- [AVAILABLE DATA]
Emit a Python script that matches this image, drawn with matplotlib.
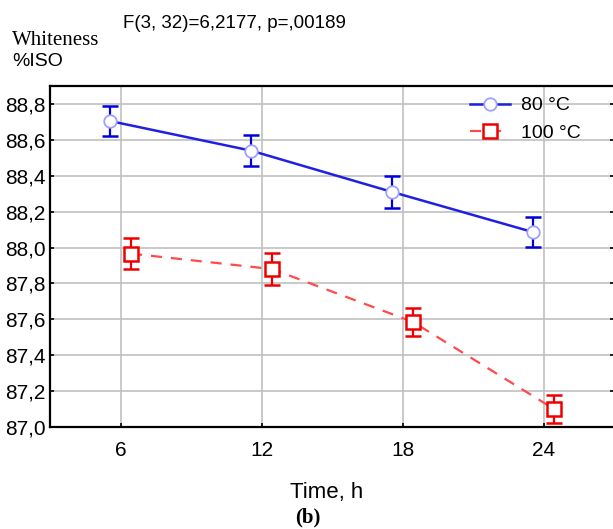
import numpy as np
import matplotlib.pyplot as plt

time_h = np.array([6, 12, 18, 24])
shift = 0.45

w80 = [88.705, 88.54, 88.31, 88.086]
e80 = [0.086, 0.087, 0.09, 0.085]
w100 = [87.966, 87.88, 87.585, 87.10]
e100 = [0.086, 0.089, 0.08, 0.08]

yticks = np.arange(87.0, 88.81, 0.2)
ylabels = [f'{v:.1f}'.replace('.', ',') for v in yticks]

plt.rcParams['font.family'] = ['Liberation Sans', 'DejaVu Sans']

fig = plt.figure(figsize=(6.13, 5.29), dpi=100)
ax = fig.add_axes([50 / 613, 102 / 529, 564 / 613, 341 / 529])

ax.plot(time_h - shift, w80, '-', color='#2020e0', lw=1.8,
        marker='o', ms=9, mfc='white', mec='#a0a0ff', mew=1.3,
        label='80 \u00b0C', zorder=3)
ax.errorbar(time_h - shift, w80, yerr=e80, fmt='none', ecolor='#0000dd',
            elinewidth=1.6, capsize=6, capthick=1.8, zorder=2)

ax.plot(time_h + shift, w100, color='#ff4a4a', lw=1.6, dashes=(5, 4),
        marker='s', ms=10, mfc='white', mec='#ee0000', mew=1.8,
        label='100 \u00b0C', zorder=3)
ax.errorbar(time_h + shift, w100, yerr=e100, fmt='none', ecolor='#ee0000',
            elinewidth=1.6, capsize=6, capthick=1.8, zorder=2)

ax.set_xlim(3, 27)
ax.set_ylim(87.0, 88.9)
ax.set_xticks(time_h)
ax.set_yticks(yticks)
ax.set_yticklabels(ylabels)
ax.grid(True, color='#c0c0c0', lw=1.2)
ax.set_axisbelow(True)
ax.tick_params(direction='in', length=3, width=1.2, labelsize=15,
               right=True, top=False)
ax.tick_params(axis='x', pad=10)
ax.tick_params(axis='y', pad=3)
for s in ax.spines.values():
    s.set_linewidth(1.6)

ax.set_xlabel('Time, h', fontsize=16)
ax.xaxis.set_label_coords(0.49, -0.16)

leg = ax.legend(loc='upper left', bbox_to_anchor=(0.725, 1.0), frameon=False,
                fontsize=14, handlelength=2.1, handletextpad=0.55,
                labelspacing=0.5, borderaxespad=0.15)

fig.text(123 / 613, 1 - 23 / 529, 'F(3, 32)=6,2177, p=,00189', fontsize=13.5,
         va='center', ha='left')
fig.text(12 / 613, 1 - 40 / 529, 'Whiteness', fontsize=15,
         family='Liberation Serif', va='center', ha='left')
fig.text(12 / 613, 1 - 61 / 529, '%ISO', fontsize=14, va='center', ha='left')
fig.text(308 / 613, 1 - 517 / 529, '(b)', fontsize=15, fontweight='bold',
         family='Liberation Serif', va='center', ha='center')

fig.savefig('out.png', dpi=100)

- [AIM OF THE EXERCISE] Everything from the top line of the data down to and including the line with "plt.rcParams['font.family'] = ['Liberation" is to be copied, except the pictures.

- [TASK RESULT]
Emit a Python script that matches this image, drawn with matplotlib.
import numpy as np
import matplotlib.pyplot as plt

time_h = np.array([6, 12, 18, 24])
shift = 0.45

w80 = [88.705, 88.54, 88.31, 88.086]
e80 = [0.086, 0.087, 0.09, 0.085]
w100 = [87.966, 87.88, 87.585, 87.10]
e100 = [0.086, 0.089, 0.08, 0.08]

yticks = np.arange(87.0, 88.81, 0.2)
ylabels = [f'{v:.1f}'.replace('.', ',') for v in yticks]

plt.rcParams['font.family'] = ['Liberation Sans', 'DejaVu Sans']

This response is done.